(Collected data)
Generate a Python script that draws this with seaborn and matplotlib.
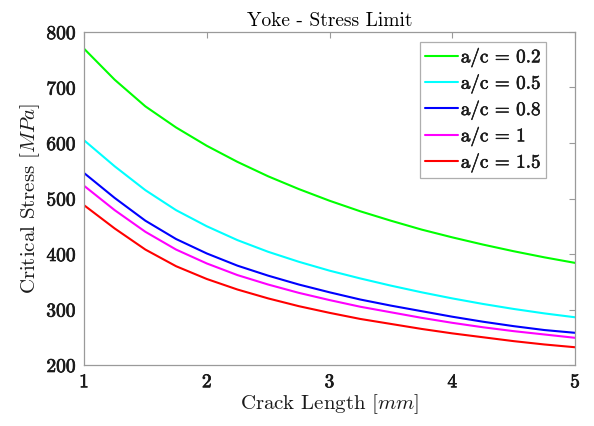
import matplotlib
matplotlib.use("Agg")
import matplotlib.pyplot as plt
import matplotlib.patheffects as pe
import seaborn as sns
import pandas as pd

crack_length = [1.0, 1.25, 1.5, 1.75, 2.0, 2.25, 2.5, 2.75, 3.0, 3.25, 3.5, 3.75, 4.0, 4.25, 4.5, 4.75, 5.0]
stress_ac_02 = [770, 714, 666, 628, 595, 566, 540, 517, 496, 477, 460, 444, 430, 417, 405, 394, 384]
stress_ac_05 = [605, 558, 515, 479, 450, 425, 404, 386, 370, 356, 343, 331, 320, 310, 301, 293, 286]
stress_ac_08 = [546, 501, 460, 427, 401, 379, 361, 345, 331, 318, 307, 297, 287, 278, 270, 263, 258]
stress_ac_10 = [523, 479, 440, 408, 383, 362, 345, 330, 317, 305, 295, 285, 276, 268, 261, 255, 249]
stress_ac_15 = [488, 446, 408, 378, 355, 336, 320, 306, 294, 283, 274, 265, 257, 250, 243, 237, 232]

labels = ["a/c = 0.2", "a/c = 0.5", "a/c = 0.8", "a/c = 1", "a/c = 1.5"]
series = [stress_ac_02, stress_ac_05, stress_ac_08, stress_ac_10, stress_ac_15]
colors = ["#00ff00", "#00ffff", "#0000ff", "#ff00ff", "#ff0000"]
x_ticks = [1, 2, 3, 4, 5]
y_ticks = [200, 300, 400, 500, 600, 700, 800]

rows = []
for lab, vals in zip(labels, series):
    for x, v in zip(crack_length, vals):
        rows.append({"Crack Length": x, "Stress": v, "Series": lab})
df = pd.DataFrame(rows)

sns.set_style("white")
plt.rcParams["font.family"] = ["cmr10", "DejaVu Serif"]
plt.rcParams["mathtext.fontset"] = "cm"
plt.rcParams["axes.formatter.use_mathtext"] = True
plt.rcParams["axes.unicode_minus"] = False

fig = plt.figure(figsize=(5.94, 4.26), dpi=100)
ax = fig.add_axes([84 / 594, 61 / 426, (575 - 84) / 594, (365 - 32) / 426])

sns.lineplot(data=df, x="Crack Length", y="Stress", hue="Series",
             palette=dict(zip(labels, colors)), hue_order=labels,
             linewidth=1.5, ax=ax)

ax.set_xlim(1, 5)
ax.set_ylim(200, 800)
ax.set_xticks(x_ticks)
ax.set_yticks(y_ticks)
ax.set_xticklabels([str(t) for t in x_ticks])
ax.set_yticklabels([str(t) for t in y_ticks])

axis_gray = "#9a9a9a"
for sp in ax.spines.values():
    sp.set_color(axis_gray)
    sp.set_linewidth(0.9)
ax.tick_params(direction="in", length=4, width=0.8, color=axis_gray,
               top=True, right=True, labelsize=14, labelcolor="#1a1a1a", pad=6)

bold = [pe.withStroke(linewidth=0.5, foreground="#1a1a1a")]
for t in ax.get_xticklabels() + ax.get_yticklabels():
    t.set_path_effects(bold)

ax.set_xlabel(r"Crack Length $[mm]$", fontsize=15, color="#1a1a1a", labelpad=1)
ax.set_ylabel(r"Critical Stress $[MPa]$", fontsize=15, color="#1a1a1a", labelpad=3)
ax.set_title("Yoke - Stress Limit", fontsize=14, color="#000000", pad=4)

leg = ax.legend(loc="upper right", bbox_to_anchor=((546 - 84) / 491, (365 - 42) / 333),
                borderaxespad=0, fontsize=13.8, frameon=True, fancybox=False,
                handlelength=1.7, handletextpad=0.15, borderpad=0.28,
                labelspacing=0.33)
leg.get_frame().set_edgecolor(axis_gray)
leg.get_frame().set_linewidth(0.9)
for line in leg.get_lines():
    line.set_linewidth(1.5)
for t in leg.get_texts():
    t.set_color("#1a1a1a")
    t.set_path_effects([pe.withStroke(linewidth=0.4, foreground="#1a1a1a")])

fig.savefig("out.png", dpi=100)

---

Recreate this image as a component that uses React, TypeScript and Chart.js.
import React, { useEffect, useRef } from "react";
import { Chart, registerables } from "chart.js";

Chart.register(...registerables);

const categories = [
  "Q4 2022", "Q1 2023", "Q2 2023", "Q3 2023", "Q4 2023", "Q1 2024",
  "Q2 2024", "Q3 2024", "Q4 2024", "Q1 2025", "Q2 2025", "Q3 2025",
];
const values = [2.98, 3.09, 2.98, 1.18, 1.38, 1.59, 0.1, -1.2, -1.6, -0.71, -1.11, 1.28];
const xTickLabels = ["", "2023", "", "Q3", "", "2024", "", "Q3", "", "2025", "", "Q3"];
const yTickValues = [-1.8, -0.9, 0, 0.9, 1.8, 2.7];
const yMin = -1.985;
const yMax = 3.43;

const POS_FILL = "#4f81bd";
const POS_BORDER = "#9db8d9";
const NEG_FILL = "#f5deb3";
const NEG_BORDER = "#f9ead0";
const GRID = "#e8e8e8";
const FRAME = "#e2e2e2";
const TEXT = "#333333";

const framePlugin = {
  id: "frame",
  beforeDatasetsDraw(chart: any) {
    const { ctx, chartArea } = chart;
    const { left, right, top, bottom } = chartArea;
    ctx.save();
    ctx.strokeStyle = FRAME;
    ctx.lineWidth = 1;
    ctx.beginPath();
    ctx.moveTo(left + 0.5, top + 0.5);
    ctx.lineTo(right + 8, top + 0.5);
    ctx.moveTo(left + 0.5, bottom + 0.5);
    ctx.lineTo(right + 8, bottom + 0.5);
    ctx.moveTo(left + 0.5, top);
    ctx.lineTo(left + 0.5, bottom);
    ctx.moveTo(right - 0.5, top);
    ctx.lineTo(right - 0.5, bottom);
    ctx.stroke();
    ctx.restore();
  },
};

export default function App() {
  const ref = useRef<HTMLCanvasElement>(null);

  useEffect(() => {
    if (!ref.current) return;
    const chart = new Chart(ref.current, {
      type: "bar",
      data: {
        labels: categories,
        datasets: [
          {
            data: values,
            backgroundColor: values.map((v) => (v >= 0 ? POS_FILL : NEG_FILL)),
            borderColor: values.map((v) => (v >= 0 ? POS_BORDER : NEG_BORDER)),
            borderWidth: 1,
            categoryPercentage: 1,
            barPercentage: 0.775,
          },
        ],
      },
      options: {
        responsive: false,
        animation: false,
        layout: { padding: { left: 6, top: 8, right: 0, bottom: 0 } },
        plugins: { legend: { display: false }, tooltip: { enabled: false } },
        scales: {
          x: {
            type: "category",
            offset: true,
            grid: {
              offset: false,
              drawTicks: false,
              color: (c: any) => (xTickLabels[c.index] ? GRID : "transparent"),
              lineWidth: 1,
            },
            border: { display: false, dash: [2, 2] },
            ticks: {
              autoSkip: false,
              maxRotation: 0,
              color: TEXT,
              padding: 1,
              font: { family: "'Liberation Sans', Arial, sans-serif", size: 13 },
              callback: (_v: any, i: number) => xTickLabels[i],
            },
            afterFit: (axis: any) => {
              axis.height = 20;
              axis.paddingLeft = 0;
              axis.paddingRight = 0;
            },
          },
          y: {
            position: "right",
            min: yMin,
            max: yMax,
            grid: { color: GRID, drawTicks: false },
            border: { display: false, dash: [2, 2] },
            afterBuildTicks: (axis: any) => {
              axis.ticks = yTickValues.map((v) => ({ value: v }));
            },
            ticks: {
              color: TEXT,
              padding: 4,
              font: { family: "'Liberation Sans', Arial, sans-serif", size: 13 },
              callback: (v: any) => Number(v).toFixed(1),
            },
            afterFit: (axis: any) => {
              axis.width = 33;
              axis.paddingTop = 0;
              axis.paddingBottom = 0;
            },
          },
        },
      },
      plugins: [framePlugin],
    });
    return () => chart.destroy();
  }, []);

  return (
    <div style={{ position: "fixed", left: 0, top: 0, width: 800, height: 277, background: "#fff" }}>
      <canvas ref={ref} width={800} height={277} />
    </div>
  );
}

* * *

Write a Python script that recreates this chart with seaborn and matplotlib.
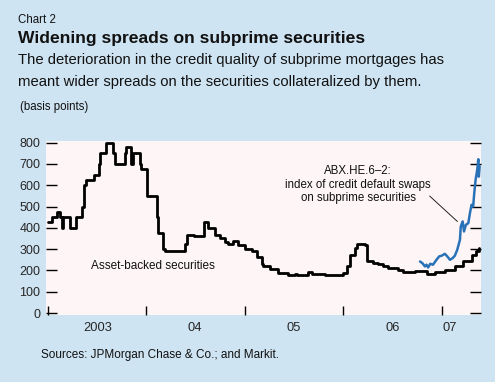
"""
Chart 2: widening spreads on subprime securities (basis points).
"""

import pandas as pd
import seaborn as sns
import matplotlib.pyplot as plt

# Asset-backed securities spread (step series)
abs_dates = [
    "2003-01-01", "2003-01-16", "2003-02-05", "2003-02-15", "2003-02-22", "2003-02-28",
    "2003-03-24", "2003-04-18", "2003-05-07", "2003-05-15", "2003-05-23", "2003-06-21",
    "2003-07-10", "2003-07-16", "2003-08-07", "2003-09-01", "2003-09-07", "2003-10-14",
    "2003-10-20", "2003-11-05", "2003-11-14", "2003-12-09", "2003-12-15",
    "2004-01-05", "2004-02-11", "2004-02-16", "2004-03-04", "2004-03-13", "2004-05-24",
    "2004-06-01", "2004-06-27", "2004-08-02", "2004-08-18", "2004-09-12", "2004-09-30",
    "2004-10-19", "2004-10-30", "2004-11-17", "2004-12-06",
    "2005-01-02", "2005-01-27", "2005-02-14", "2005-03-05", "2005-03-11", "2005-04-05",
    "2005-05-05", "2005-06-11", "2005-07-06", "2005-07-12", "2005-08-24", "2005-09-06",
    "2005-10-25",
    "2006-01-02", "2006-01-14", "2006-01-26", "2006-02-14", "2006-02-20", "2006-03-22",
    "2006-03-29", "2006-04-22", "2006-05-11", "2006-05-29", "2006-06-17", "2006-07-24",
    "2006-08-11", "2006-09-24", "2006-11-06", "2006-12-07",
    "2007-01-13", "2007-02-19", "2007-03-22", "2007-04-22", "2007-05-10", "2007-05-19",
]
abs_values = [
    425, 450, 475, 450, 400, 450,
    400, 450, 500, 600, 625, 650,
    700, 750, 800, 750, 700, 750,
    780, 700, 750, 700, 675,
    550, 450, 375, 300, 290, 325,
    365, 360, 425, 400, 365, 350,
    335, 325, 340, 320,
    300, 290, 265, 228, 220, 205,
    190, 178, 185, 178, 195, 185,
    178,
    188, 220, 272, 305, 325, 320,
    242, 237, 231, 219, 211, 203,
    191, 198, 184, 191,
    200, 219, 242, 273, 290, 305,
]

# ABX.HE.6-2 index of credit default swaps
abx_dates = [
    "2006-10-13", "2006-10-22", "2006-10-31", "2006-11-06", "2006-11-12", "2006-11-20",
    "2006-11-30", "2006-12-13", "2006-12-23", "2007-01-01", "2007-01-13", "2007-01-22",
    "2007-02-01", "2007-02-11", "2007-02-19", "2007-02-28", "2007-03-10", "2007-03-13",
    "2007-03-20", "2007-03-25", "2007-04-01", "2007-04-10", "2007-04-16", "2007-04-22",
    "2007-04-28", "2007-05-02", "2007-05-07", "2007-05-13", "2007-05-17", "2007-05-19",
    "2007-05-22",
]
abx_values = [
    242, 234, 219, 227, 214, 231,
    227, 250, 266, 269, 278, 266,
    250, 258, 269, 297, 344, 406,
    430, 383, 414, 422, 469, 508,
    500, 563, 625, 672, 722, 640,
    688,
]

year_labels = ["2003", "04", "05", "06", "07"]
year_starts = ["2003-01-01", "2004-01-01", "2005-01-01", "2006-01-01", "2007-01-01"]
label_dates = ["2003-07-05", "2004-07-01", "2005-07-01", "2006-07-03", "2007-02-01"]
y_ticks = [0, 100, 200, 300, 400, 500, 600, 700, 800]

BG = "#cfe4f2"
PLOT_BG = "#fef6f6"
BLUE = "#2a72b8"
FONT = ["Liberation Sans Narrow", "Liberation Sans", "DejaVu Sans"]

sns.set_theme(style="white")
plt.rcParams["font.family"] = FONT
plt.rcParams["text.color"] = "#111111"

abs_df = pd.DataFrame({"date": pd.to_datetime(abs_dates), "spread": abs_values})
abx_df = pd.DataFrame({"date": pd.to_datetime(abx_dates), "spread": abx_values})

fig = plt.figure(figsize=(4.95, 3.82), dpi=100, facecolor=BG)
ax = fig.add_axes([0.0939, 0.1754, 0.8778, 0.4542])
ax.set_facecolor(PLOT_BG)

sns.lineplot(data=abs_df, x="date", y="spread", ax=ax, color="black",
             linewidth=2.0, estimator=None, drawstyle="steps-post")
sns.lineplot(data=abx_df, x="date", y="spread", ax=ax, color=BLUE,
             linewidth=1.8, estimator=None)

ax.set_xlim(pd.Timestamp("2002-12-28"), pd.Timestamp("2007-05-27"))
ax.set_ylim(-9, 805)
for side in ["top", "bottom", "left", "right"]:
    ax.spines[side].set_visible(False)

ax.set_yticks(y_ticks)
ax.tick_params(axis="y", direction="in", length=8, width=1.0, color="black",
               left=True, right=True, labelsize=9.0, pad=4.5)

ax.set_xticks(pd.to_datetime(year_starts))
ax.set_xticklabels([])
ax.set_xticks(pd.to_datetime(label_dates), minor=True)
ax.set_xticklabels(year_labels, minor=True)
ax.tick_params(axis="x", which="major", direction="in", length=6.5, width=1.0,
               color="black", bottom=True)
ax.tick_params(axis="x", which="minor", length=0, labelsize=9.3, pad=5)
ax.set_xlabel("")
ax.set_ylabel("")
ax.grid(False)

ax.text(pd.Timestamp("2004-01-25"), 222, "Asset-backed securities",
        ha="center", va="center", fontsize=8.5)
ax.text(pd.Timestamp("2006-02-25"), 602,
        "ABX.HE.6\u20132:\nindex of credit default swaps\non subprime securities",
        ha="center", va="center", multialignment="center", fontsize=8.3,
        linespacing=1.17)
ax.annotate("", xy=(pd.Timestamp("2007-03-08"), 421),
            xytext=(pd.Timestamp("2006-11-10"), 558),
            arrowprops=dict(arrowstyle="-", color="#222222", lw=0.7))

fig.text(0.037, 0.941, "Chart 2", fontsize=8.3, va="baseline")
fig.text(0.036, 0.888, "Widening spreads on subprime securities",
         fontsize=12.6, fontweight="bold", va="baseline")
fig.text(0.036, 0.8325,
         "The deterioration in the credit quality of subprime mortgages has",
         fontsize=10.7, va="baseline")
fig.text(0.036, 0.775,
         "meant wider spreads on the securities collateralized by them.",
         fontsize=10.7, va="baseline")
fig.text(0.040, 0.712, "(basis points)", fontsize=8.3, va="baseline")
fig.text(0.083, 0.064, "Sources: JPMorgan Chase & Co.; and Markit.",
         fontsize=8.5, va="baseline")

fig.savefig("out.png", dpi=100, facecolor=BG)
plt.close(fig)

--- PROBLEM TO WORK ON ---
Go through the listing above and pull out each line containing the word "that".

--- CORRECT RESPONSE ---
Generate a Python script that draws this with seaborn and matplotlib.
Recreate this image as a component that uses React, TypeScript and Chart.js.
Write a Python script that recreates this chart with seaborn and matplotlib.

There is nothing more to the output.